Required task -> Each line that includes the string "with" counts once; give the total and nothing else.

>>

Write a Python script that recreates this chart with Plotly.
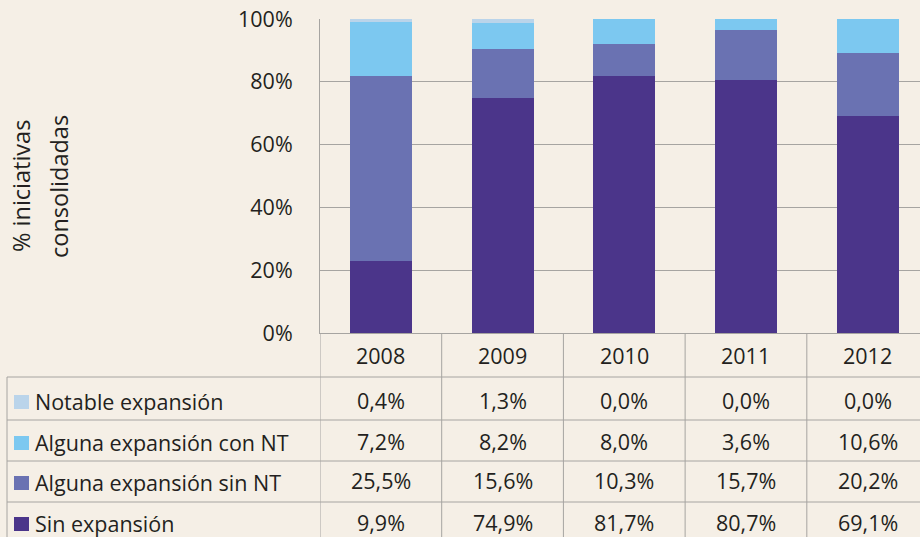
"""Stacked bar chart with data table: consolidated initiatives by expansion type."""
import plotly.graph_objects as go

years = ["2008", "2009", "2010", "2011", "2012"]

# bar heights (%) as drawn in the chart
sin_expansion = [23.0, 74.9, 81.7, 80.7, 69.1]
alguna_sin_nt = [59.0, 15.6, 10.3, 15.7, 20.2]
alguna_con_nt = [16.9, 8.2, 8.0, 3.6, 10.6]
notable = [1.1, 1.3, 0.0, 0.0, 0.0]

# values printed in the table below the chart
tabla_notable = ["0,4%", "1,3%", "0,0%", "0,0%", "0,0%"]
tabla_con_nt = ["7,2%", "8,2%", "8,0%", "3,6%", "10,6%"]
tabla_sin_nt = ["25,5%", "15,6%", "10,3%", "15,7%", "20,2%"]
tabla_sin_exp = ["9,9%", "74,9%", "81,7%", "80,7%", "69,1%"]

DARK = "#4b358a"
MID = "#6a72b2"
LIGHT = "#7cc8f0"
PALE = "#bad4ea"
BG = "#f5efe6"
GRID = "#a6a4a1"
TXT = "#231f20"
FONT = "Open Sans"
FS = 21.5

# pixel layout helpers (plot area: x 320..920, y 19..333)
L, R, T, B = 320, 920, 19, 333


def px_x(p):
    return (p - L) / (R - L)


def px_y(p):
    return (B - p) / (B - T)


fig = go.Figure()
series = [
    ("Sin expansión", sin_expansion, DARK),
    ("Alguna expansión sin NT", alguna_sin_nt, MID),
    ("Alguna expansión con NT", alguna_con_nt, LIGHT),
    ("Notable expansión", notable, PALE),
]
for name, vals, col in series:
    fig.add_trace(go.Bar(x=years, y=vals, name=name, marker_color=col,
                         marker_line_width=0, width=0.51))

# table rows: top to bottom
rows = [
    ("Notable expansión", tabla_notable, PALE, 400),
    ("Alguna expansión con NT", tabla_con_nt, LIGHT, 441),
    ("Alguna expansión sin NT", tabla_sin_nt, MID, 481),
    ("Sin expansión", tabla_sin_exp, DARK, 522),
]

shapes = []
annotations = []
line = dict(color=GRID, width=1)

# horizontal table lines
for py in [377, 420, 461, 502]:
    shapes.append(dict(type="line", xref="paper", yref="paper",
                       x0=px_x(7), x1=1, y0=px_y(py), y1=px_y(py), line=line))
# left border of the label column
shapes.append(dict(type="line", xref="paper", yref="paper",
                   x0=px_x(7), x1=px_x(7), y0=px_y(377), y1=px_y(540), line=line))
# column separators
for i in range(len(years)):
    shapes.append(dict(type="line", xref="x", yref="paper",
                       x0=i - 0.5, x1=i - 0.5, y0=0, y1=px_y(540), line=line))


def cell(text, x, py, xref="x", xanchor="center", size=FS):
    return dict(text=text, xref=xref, yref="paper", x=x, y=px_y(py),
                xanchor=xanchor, yanchor="middle", showarrow=False,
                font=dict(size=size, color=TXT, family=FONT))


for label, vals, col, py in rows:
    shapes.append(dict(type="rect", xref="paper", yref="paper",
                       x0=px_x(14), x1=px_x(29), y0=px_y(py - 5), y1=px_y(py + 9),
                       fillcolor=col, line_width=0))
    annotations.append(cell(label, px_x(33), py + 1, xref="paper", xanchor="left"))
    for i, v in enumerate(vals):
        annotations.append(cell(v, i, py))

# year header
for i, yr in enumerate(years):
    annotations.append(cell(yr, i, 355))

# y axis title (two lines, rotated)
for txt, px, py in [("% iniciativas", 21, 186), ("consolidadas", 59, 187)]:
    annotations.append(dict(text=txt, xref="paper", yref="paper",
                            x=px_x(px), y=px_y(py), textangle=-90, showarrow=False,
                            xanchor="center", yanchor="middle",
                            font=dict(size=23.5, color=TXT, family=FONT)))

fig.update_layout(
    barmode="stack",
    width=920, height=537,
    margin=dict(l=L, r=920 - R, t=T, b=537 - B),
    paper_bgcolor=BG, plot_bgcolor=BG,
    showlegend=False,
    shapes=shapes,
    annotations=annotations,
    font=dict(family=FONT, color=TXT, size=FS),
)
fig.update_xaxes(type="category", range=[-0.5, 4.43], showticklabels=False,
                 showgrid=False, showline=True, linecolor=GRID, linewidth=1,
                 zeroline=False, fixedrange=True)
fig.update_yaxes(range=[0, 100], dtick=20, ticksuffix="%", showgrid=True,
                 gridcolor=GRID, gridwidth=1, showline=True, linecolor=GRID,
                 linewidth=1, zeroline=False, ticks="", ticklabelstandoff=22,
                 tickfont=dict(size=FS, color=TXT, family=FONT), fixedrange=True)

fig.write_html("out.html", config={"displayModeBar": False},
               post_script="document.body.style.margin='0';")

<<

Result of the exercise -> 2